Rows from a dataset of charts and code
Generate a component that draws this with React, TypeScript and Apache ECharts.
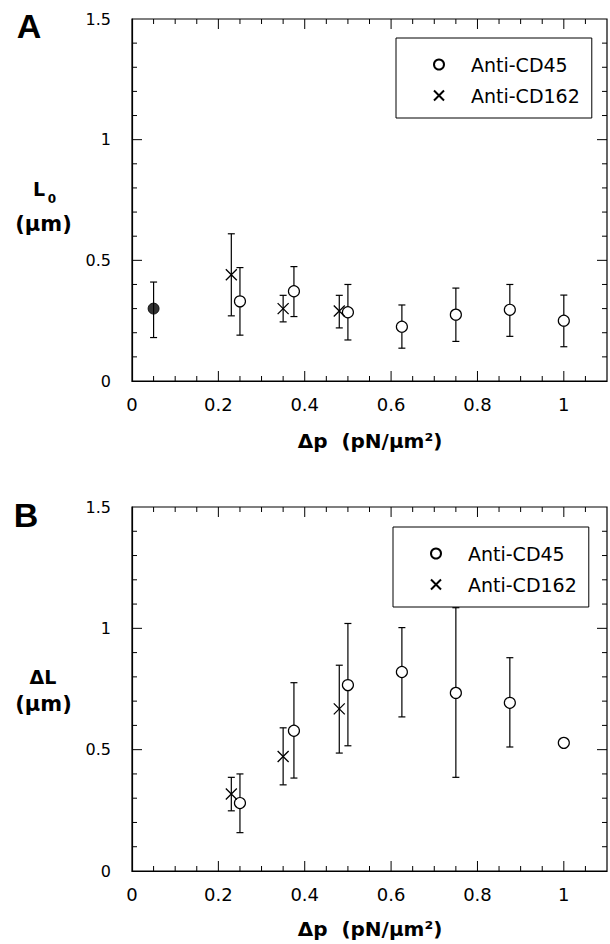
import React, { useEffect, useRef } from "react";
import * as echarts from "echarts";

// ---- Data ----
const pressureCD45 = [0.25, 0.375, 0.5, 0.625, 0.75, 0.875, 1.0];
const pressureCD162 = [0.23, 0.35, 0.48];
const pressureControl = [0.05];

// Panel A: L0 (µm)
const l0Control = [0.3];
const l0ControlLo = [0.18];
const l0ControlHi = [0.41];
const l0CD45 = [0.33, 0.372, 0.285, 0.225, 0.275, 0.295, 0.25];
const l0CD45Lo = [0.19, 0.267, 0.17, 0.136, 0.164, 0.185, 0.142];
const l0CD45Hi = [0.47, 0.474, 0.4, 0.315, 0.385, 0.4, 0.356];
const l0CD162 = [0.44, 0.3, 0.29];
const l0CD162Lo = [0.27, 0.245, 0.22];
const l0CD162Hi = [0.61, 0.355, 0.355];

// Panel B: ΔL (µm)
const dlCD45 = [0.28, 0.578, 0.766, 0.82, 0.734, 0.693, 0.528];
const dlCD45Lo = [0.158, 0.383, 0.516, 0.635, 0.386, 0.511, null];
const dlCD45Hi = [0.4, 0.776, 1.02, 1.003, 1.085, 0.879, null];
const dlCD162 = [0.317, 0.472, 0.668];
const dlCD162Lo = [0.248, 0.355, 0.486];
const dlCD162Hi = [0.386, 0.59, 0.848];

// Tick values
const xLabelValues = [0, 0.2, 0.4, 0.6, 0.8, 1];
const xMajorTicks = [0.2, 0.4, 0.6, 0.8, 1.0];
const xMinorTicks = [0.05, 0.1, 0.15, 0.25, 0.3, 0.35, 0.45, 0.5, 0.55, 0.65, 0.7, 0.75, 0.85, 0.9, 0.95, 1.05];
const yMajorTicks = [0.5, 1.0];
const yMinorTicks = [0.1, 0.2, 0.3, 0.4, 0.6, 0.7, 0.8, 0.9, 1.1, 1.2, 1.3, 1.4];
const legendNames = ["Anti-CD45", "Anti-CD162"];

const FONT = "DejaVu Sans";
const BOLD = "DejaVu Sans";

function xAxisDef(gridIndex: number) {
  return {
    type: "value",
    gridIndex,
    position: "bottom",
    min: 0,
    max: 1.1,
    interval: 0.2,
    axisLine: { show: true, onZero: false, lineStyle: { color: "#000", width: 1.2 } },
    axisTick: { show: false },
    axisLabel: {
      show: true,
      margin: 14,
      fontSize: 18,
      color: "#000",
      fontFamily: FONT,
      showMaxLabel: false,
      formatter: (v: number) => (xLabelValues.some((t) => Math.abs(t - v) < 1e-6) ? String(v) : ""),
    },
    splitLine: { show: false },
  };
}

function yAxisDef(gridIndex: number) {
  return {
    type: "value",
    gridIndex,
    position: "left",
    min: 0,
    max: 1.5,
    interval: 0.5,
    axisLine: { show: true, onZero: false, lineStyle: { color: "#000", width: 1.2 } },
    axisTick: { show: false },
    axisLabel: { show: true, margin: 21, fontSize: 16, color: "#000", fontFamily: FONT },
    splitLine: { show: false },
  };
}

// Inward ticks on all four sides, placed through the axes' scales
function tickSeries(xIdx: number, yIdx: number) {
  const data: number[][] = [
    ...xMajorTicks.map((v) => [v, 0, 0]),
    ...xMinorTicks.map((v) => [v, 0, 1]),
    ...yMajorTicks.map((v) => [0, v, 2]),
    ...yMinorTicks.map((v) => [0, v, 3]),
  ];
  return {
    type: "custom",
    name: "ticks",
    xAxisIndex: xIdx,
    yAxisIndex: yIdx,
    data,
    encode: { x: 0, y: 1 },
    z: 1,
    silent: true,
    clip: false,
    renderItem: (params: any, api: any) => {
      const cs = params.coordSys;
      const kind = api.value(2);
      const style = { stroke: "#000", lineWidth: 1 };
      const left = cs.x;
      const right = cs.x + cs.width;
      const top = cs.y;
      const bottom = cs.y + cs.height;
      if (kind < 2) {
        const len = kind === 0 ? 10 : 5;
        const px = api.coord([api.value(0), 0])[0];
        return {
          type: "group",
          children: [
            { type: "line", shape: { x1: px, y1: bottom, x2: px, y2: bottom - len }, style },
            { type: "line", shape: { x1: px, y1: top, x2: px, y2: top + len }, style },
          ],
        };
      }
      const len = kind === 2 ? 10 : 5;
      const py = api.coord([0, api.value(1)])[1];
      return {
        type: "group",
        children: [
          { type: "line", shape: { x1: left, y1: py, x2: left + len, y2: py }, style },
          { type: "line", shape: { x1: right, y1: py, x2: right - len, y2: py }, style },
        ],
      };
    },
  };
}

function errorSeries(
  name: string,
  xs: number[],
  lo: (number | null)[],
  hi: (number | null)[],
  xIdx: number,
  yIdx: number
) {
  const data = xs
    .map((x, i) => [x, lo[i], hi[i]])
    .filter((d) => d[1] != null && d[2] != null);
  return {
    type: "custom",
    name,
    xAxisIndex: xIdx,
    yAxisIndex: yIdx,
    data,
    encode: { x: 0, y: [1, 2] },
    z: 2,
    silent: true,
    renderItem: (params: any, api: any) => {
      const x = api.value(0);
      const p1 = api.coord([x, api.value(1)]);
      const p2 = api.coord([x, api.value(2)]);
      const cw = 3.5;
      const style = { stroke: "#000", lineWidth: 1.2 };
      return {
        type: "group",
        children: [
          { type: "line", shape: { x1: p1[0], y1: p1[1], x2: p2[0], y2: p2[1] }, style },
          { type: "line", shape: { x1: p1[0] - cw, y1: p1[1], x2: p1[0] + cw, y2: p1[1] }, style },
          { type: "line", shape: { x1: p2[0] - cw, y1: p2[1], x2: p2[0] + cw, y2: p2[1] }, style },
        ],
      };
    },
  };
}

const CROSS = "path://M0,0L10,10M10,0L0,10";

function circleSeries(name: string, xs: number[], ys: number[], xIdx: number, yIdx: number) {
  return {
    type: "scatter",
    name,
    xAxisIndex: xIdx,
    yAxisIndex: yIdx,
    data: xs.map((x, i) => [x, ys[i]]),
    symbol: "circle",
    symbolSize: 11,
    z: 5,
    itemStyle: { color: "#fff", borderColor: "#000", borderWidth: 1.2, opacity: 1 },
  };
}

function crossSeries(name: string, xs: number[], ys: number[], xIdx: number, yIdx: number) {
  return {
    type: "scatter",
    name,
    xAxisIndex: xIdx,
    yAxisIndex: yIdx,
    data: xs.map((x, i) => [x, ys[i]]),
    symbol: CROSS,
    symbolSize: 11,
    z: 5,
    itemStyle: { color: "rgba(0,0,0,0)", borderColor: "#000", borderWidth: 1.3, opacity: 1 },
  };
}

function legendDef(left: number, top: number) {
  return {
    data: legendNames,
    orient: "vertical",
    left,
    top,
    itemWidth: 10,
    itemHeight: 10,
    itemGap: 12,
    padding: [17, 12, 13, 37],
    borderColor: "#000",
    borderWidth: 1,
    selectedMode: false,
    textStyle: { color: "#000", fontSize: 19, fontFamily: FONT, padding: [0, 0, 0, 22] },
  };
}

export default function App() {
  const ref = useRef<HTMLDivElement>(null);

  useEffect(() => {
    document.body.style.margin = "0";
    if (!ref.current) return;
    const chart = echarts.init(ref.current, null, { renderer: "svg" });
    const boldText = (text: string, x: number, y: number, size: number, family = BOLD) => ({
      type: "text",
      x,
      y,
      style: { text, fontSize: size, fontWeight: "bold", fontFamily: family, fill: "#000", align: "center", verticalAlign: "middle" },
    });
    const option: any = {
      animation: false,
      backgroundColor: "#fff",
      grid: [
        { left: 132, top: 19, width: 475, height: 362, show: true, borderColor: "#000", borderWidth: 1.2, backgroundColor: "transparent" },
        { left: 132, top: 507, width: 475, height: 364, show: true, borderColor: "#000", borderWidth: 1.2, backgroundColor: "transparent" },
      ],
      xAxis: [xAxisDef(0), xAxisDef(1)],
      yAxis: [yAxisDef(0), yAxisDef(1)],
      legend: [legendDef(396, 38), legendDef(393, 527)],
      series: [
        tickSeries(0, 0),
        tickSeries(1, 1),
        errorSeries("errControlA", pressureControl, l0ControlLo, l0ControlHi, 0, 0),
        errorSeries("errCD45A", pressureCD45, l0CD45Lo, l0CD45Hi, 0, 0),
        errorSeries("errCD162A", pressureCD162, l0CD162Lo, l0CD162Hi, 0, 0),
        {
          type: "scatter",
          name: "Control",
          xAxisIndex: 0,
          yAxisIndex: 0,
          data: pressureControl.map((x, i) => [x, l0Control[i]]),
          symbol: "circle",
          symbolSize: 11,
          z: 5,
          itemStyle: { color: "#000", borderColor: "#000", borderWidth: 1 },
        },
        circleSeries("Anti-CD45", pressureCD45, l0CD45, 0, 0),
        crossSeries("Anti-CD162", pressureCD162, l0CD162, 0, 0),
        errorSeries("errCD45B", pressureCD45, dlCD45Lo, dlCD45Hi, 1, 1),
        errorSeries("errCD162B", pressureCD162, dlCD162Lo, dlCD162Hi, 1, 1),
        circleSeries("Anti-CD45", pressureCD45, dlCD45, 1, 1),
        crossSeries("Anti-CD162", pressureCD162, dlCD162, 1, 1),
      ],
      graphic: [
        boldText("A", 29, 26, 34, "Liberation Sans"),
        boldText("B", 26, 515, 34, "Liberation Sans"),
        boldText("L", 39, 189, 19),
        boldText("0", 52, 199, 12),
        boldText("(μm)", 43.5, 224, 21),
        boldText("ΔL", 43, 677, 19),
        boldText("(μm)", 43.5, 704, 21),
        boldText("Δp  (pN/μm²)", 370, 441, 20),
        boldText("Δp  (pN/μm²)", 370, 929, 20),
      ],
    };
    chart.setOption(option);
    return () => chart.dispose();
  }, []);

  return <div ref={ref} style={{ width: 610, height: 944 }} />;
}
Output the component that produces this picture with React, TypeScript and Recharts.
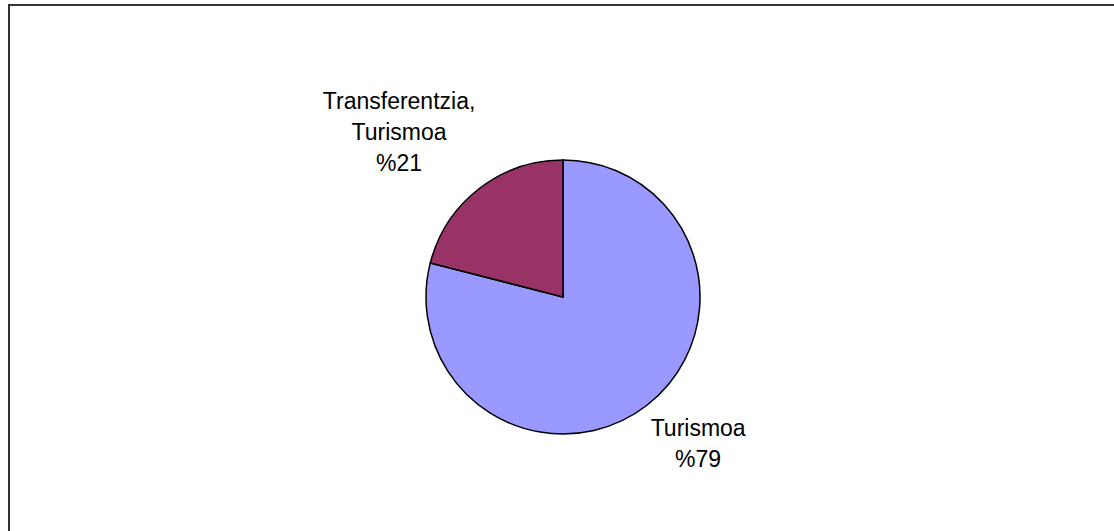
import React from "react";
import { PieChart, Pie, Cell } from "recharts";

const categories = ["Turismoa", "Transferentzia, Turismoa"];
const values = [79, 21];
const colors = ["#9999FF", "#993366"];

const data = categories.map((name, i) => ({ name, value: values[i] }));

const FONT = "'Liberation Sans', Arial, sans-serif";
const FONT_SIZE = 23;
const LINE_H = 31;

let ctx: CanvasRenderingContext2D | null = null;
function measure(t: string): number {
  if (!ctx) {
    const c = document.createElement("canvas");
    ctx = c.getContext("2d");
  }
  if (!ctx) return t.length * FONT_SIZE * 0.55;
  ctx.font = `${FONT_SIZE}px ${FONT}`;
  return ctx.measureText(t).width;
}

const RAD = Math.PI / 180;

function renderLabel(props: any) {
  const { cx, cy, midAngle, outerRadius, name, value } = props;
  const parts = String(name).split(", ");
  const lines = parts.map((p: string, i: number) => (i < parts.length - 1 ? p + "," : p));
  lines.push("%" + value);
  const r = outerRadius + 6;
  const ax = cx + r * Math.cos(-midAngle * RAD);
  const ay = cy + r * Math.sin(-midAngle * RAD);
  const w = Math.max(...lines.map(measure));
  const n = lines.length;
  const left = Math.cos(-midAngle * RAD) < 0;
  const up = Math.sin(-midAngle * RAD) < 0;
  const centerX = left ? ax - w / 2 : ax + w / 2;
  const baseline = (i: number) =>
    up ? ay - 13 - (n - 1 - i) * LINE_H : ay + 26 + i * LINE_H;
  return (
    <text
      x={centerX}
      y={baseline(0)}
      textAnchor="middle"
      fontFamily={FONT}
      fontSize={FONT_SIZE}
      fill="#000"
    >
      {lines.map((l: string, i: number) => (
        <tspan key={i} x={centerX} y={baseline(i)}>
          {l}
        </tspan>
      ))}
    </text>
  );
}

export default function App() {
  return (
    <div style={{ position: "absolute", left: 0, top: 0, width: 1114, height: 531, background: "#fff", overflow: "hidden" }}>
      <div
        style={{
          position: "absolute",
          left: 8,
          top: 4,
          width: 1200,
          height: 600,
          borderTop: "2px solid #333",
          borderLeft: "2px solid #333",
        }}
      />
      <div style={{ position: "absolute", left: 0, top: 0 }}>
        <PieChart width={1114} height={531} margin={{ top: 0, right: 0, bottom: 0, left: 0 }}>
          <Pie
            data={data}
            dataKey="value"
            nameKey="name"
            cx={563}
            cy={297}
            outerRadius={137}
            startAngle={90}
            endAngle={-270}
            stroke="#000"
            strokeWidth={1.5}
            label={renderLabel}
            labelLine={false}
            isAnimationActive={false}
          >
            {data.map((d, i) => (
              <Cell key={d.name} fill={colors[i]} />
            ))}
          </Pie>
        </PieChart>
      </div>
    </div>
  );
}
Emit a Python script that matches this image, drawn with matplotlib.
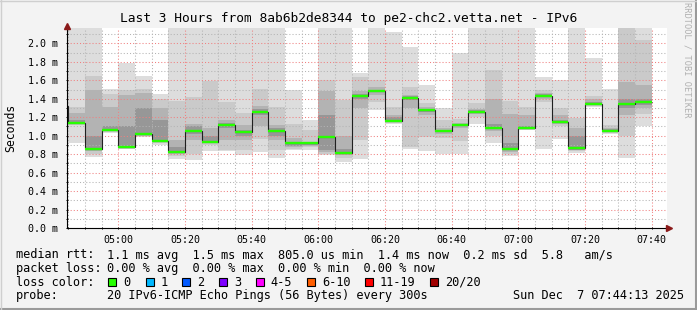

▶ _Aim of the exercise_: Reproduce, word for word, every line from the start of the records down to and including the line with "const l0CD162Hi = [0.61, 0.355, 0.355];"; skip the pictures.

▶ _Solution to the exercise_:
Generate a component that draws this with React, TypeScript and Apache ECharts.
import React, { useEffect, useRef } from "react";
import * as echarts from "echarts";

// ---- Data ----
const pressureCD45 = [0.25, 0.375, 0.5, 0.625, 0.75, 0.875, 1.0];
const pressureCD162 = [0.23, 0.35, 0.48];
const pressureControl = [0.05];

// Panel A: L0 (µm)
const l0Control = [0.3];
const l0ControlLo = [0.18];
const l0ControlHi = [0.41];
const l0CD45 = [0.33, 0.372, 0.285, 0.225, 0.275, 0.295, 0.25];
const l0CD45Lo = [0.19, 0.267, 0.17, 0.136, 0.164, 0.185, 0.142];
const l0CD45Hi = [0.47, 0.474, 0.4, 0.315, 0.385, 0.4, 0.356];
const l0CD162 = [0.44, 0.3, 0.29];
const l0CD162Lo = [0.27, 0.245, 0.22];
const l0CD162Hi = [0.61, 0.355, 0.355];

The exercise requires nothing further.